Quoting Stefan Kooman (stefan(a)bit.nl):
Hi,
Like I said in an earlier mail to this list, we re-balanced ~ 60% of the
CephFS metadata pool to NVMe backed devices. Roughly 422 M objects (1.2
Billion replicated). We have 512 PGs allocated to them. While
rebalancing we suffered from quite a few SLOW_OPS. Memory, CPU and
device IOPS capacity were not a limiting factor as far as we can see (plenty of
them available ... nowhere near max capacity). We saw quite a few
slow ops with the following events:
"time": "2019-12-19 09:41:02.712010",
"event": "reached_pg"
},
{
"time": "2019-12-19 09:41:02.712014",
"event": "waiting for rw locks"
},
{
"time": "2019-12-19 09:41:02.881939",
"event": "reached_pg"
... and this repeated 100's of times taking ~ 30 seconds to complete
Does this indicate PG lock contention?
If so ... would we need to provide more PGs to the metadata pool to avoid this?
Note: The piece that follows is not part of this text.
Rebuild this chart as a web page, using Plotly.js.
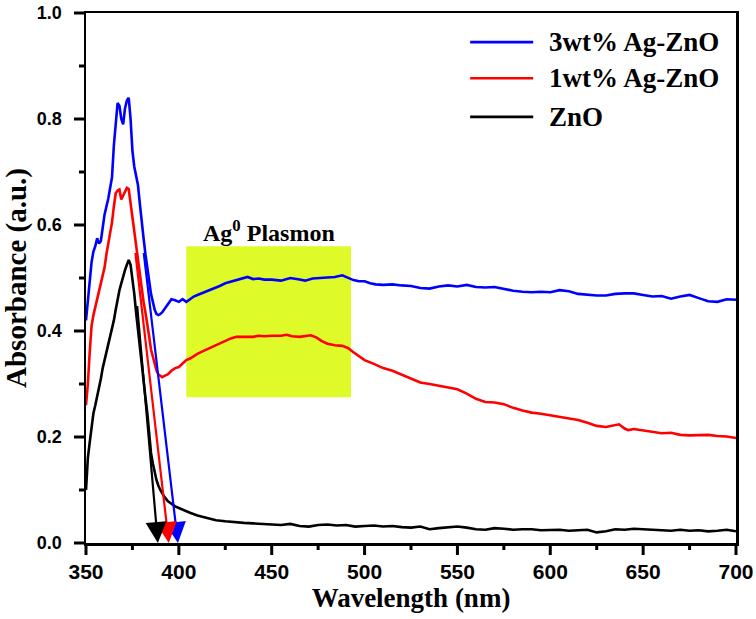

The metadata pool is only ~ 166 MiB big ... but with loads of OMAPs ...
Most advice on PG planning is concerned with the _amount_ of data ... but the
metadata pool (and this might also be true for RGW index pools) seem to be a
special case.
This does seem to be the case. We moved the data to a subset of the
cluster which turned out not to be a good idea. The OSDs suffered badly
from this. Spreading the workload accross all OSDs (reverting change)
fixed the issues. If you have *lots* of small files and / or directories
in your cluster ... scale your metadata PGs accordingly.